By 2030, if the United Nations has its way, poverty will be history. Nobody will wake up or go to bed hungry. Cities and communities will be sustainable. Quality education will be a reality for all.
The Millennium Development Goals have been and gone. Now, with the Sustainable Development Goals (SDGs) being unveiled the focus shifts to this new list of global priorities.
The United Nations’ member states say these targets can only be met through a “revitalised, global partnership for sustainable development, including for multi-stakeholder partnerships.” They have also called for “increased capacity-building and better data and statistics to measure sustainable development.”
Higher education can play a key role in pursuing the SDGs. Universities produce knowledge for the public good. Their best research addresses societal needs and their graduates are able to contribute to society.
The sector has also proved that it values collaboration of the type required to turn the SDGs from pipe dream to reality. But there is still room for improvement and growth.
A call to action
The Association of African Universities, a continental body working in higher education, wants institutions on the continent to rise to this challenge. They are likely to do so: already, the African Network for Internationalisation of Education is set to discuss higher education’s potential role in bringing the SDGs to life at its annual conference in October 2015.
There are many opportunities for universities to collaborate on teaching, research and information exchange and dissemination. This should be done through well supported, coordinated academic networks that incorporate public and private partners throughout the continent - and beyond.
The Royal Society has showed that collaboration is crucial for researchers and institutions. It is an important indicator of competitiveness, enhances the quality of research and improves its efficiency and effectiveness.
It has also been argued that researchers based in Africa have traditionally had relatively limited contact with their colleagues elsewhere on the continent. This is probably partly because of colonialism: universities tended to maintain contact with their former colonial ties after independence but were slow to build relationships with their peers in Africa.
There has been some progress in this regard, as illustrated most recently by the formation in March 2015 of the African Research Universities Alliance in Senegal. This is a network of 15 leading higher education institutions from eight African countries. Its goal is to train research managers as well as promoting cooperation between universities when it comes to research.
My own institution, Stellenbosch University, is one of several South African universities involved in such collaborations. It has signed on to more than 150 bilateral institutional arrangements in 45 countries. In Africa, it has 350 active projects with 760 partners - institutions and individuals - in 43 countries.
One of these collaborations is the Partnership for Africa’s Next Generation of Academics. This is a network between the universities of Botswana, Dar es Salaam, Ghana, Makerere, Malawi, Nairobi and Stellenbosch. It is trying to build and sustain world-class doctoral programmes and scholarly communities by creating partnerships in the arts and social sciences on the African continent.

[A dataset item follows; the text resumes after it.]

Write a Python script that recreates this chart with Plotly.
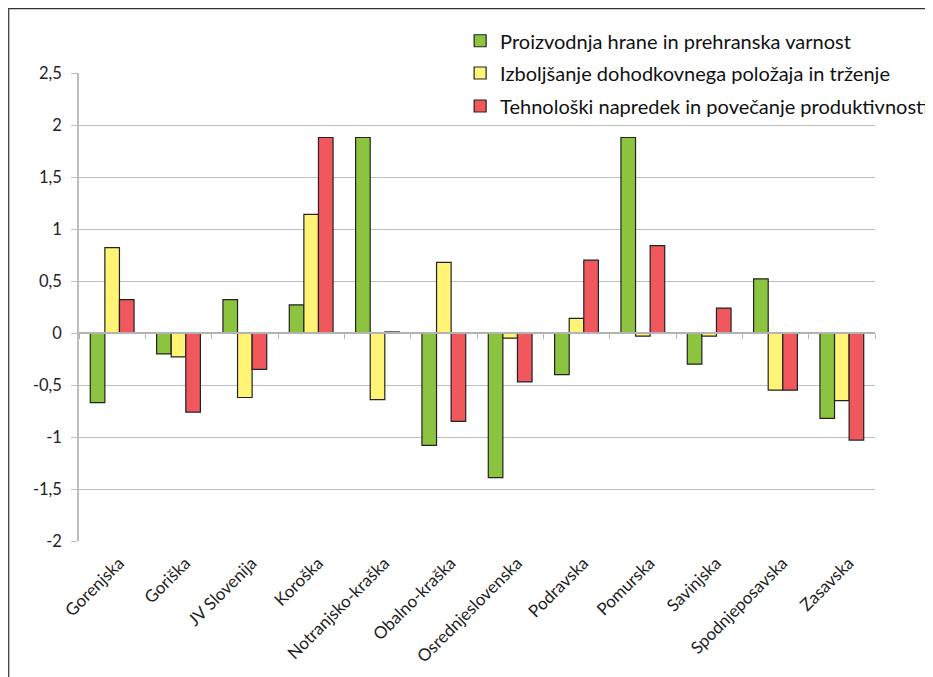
import plotly.graph_objects as go

regions = ["Gorenjska", "Goriška", "JV Slovenija", "Koroška", "Notranjsko-kraška",
           "Obalno-kraška", "Osrednjeslovenska", "Podravska", "Pomurska", "Savinjska",
           "Spodnjeposavska", "Zasavska"]
hrana = [-0.67, -0.20, 0.32, 0.27, 1.88, -1.08, -1.39, -0.40, 1.88, -0.30, 0.52, -0.82]
dohodek = [0.82, -0.23, -0.62, 1.14, -0.64, 0.68, -0.05, 0.14, -0.03, -0.03, -0.55, -0.65]
tehnologija = [0.32, -0.76, -0.35, 1.88, 0.01, -0.85, -0.47, 0.70, 0.84, 0.24, -0.55, -1.03]

series_names = ["Proizvodnja hrane in prehranska varnost",
                "Izboljšanje dohodkovnega položaja in trženje",
                "Tehnološki napredek in povečanje produktivnosti"]
colors = ["#8CC43F", "#FFF475", "#F0585E"]
y_ticks = [2.5, 2, 1.5, 1, 0.5, 0, -0.5, -1, -1.5, -2]
y_tick_text = ["2,5", "2", "1,5", "1", "0,5", "0", "-0,5", "-1", "-1,5", "-2"]

FONT = "Lato, Open Sans, sans-serif"
legend_ids = ["legend", "legend2", "legend3"]
legend_y = [1.0689, 1.0000, 0.9295]

fig = go.Figure()
for name, vals, col, lid in zip(series_names, [hrana, dohodek, tehnologija], colors, legend_ids):
    fig.add_trace(go.Bar(x=regions, y=vals, name=name, marker_color=col,
                         marker_line_color="#222222", marker_line_width=1.2,
                         legend=lid))

# invisible trace for the zero-line tick axis
fig.add_trace(go.Scatter(x=regions, y=[0] * len(regions), xaxis="x2", yaxis="y",
                         mode="markers", marker_opacity=0, showlegend=False,
                         hoverinfo="skip"))

legend_common = dict(x=0.4788, xanchor="left", yanchor="middle",
                     font=dict(size=20, family=FONT, color="#111111"),
                     itemwidth=30, bgcolor="rgba(0,0,0,0)")

fig.update_layout(
    width=933, height=677,
    margin=dict(l=71, r=66, t=65, b=144, autoexpand=False),
    paper_bgcolor="white", plot_bgcolor="white",
    barmode="group", bargap=0.34, bargroupgap=0,
    font=dict(family=FONT, size=17, color="#222222"),
    legend=dict(y=legend_y[0], **legend_common),
    legend2=dict(y=legend_y[1], **legend_common),
    legend3=dict(y=legend_y[2], **legend_common),
    xaxis=dict(type="category", categoryarray=regions, tickangle=-45,
               showgrid=False, showline=False, ticks="", zeroline=False,
               automargin=False, ticklabelstandoff=8, ticklabelshift=7,
               tickfont=dict(size=17, family=FONT), range=[-0.5, 11.5]),
    xaxis2=dict(type="category", categoryarray=regions, overlaying="x",
                anchor="free", position=2 / 4.5, side="bottom",
                showline=True, linecolor="#b3b3b3", linewidth=1.5,
                ticks="outside", ticklen=5, tickcolor="#b3b3b3",
                tickson="boundaries", showticklabels=False, showgrid=False,
                range=[-0.5, 11.5], matches="x"),
    yaxis=dict(range=[-2, 2.5], tickvals=y_ticks, ticktext=y_tick_text,
               showgrid=True, gridcolor="#bdbdbd", gridwidth=1,
               showline=True, linecolor="#bdbdbd", linewidth=1.5,
               ticks="outside", ticklen=6, tickcolor="#bdbdbd",
               zeroline=False, automargin=False, ticklabelstandoff=6,
               tickfont=dict(size=16.5, family=FONT)),
    shapes=[dict(type="path", xref="paper", yref="paper",
                 path="M -0.0883,-0.40 L -0.0883,1.1374 L 1.2,1.1374",
                 line=dict(color="#333333", width=1.2))],
)

fig.write_html("out.html")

Another example with particular relevance to sustainable development is the Periperi (Partners Enhancing Resilience for People Exposed to Risk) Universities network. It has partners in Algeria, Ethiopia, Ghana, Kenya, Madagascar, Mozambique, Nigeria, Senegal, South Africa, Tanzania and Uganda. The network aims to be an Africa-led approach to the increasingly important area of disaster risk management.
Periperi-U has conducted important research, educated graduates able to work in this area and offered short-course training in local languages to government officials and civil society.
Some things change, some need more attention
We and others in higher education have spent some time watching the SDGs take shape. Will our work and focus have to change entirely, or will it be a more simple matter of redirecting existing projects and networks for the challenges of the next 15 years?
The answer is: a bit of both.
Curriculum reform will have to be among the changes of focus the SDGs bring to Africa’s universities. We will need to consider how sustainability gets incorporated into what and how we teach and research and engage with communities. This process is underway at Stellenbosch, with 254 projects already identified that relate to the UN’s lofty goals.
But working together on African development issues is nothing new. There are a number of consortiums pursuing important work around science and maths training, climate change, water and bio-energy.
Universities have long concluded bilateral and multilateral agreements. More recently, we have seen the rise of multiple-partner networks. These are often organised around a jointly administered educational programme.
Now it’s time for African universities to step on the gas. Increased collaboration around the SDGs will not only raise the share of African scientific output, but help create “The Africa We Want” outlined by the AU in its Agenda 2063.